You achieve this using JavaScript's native dynamic import() statement:

// Inside React / Next.js Component
import React, { useState, Suspense } from 'react';

// Load the heavy chart component only when requested
const HeavyChart = React.lazy(() => import('./HeavyChartComponent'));

export function AnalyticsWidget() {
  const [showChart, setShowChart] = useState(false);

  return (
    <div>
      <button onClick={() => setShowChart(true)}>Show Chart</button>
      
      {showChart && (
        <Suspense fallback={<div>Loading Chart assets...</div>}>
          <HeavyChart />
        </Suspense>
      )}
    </div>
  );
}

When Webpack or Vite encounters the dynamic import(), it automatically extracts the HeavyChartComponent into a separate chunk (e.g., chart.chunk.js). The browser only downloads this chunk if the user clicks the "Show Chart" button.
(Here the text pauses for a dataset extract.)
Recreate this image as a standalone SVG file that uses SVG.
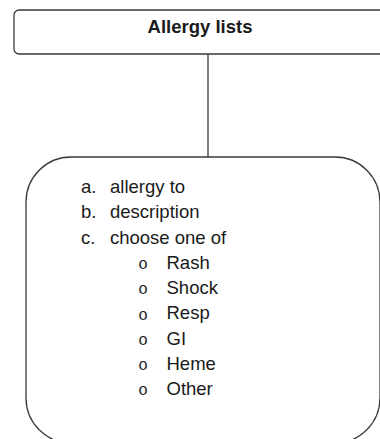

Strategy 3: Audit and Swap Bloated Packages

Many popular npm packages have massive size footprints. Using a bundle analyzer allows you to inspect what is consuming space.

1. Visualizing the Bundle

Install a visualizer plugin in your bundler (such as rollup-plugin-visualizer for Vite or webpack-bundle-analyzer for Webpack). When you build for production, it generates an interactive treemap showing the file size of every module:

2. Replace Heavy Dependencies

Once you identify the size culprits, replace them with modern, lightweight equivalents:

• Replace Moment.js: Moment.js is notoriously heavy because it bundles extensive locale packages. Swap it for dayjs (2KB vs 70KB) or date-fns (which supports native tree shaking).
• Replace Lodash: Instead of importing the entire utility package (import _ from 'lodash'), import specific ESM lodash submodules (import debounce from 'lodash-es/debounce').
• Use Native Web APIs: Many tasks that historically required jQuery or utility libraries (like array flat mappings, deep clones, or element animations) are now natively supported in modern browsers.

Conclusion

Frontend optimization requires bundle discipline. By utilizing ES Modules to enable static Tree Shaking, implementing Dynamic Imports to split routes and heavy components into on-demand chunks, and auditing dependencies using visualizer tools to replace legacy, bloated packages with modern lightweight alternatives, you can minimize JS payloads and ensure fast page loads.